Eh, when is that, though? I'm always worrying about the bugs that I haven't noticed if I don't review the changes. The other day, I gave it a four-step algorithm to implement, and it skipped three of the steps because it didn't think they were necessary (they were).
Hmm...
It may be the size of the changes you're asking for. I tend to micromanage it. I don't know your algorithm, but if it's complex enough, I may have done 4 separate prompts - one for each step.
Isn't it easier to just write the code???
Depends on the algorithm. When you've been coding for a few decades, you really, really don't want to write yet another trivial algorithm you've written multiple tens of times in your life. There's no joy in it.
Let the LLM do the boring stuff, and focus on writing the fun stuff.
Also, setting up logging in Python is never fun.
Right-- it's only really capable of trivial code and boilerplate, which I usually just copy from one of my older programs, examples in docs, or a highly-ranked recent SO answer.
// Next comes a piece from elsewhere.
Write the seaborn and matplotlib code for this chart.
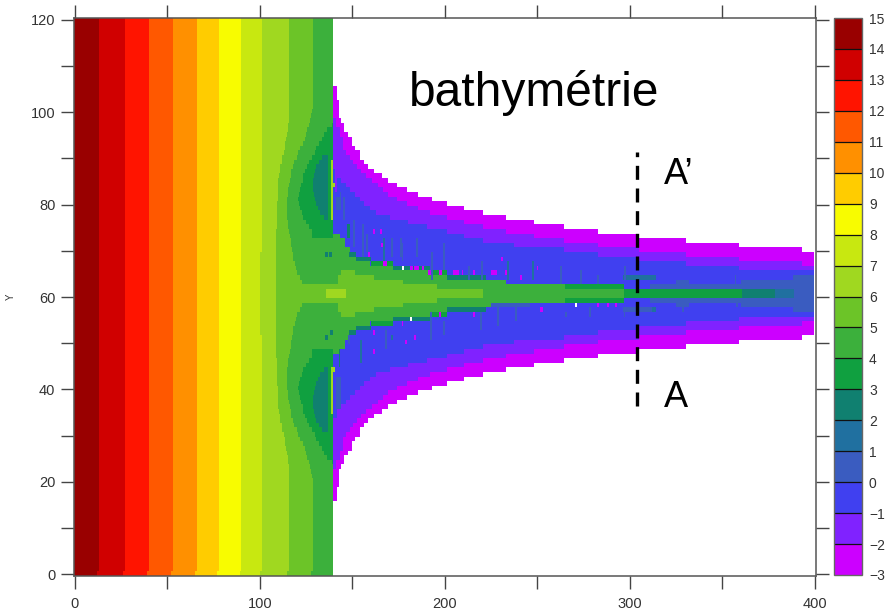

Saves me from having to converse with an expensive chatbot, and I don't have to worry about random hallucinations.
If it's a new, non-trivial algorithm, I enjoy writing it.
It was really simple, just traversing a list up and down twice. It just didn't see the reason why, so it skipped it all (the reason was to prevent race conditions).
Actually, no. When LLMs produce good, working code, it also tends to be efficient (in terms of lines, etc).
May vary with language and domain, though.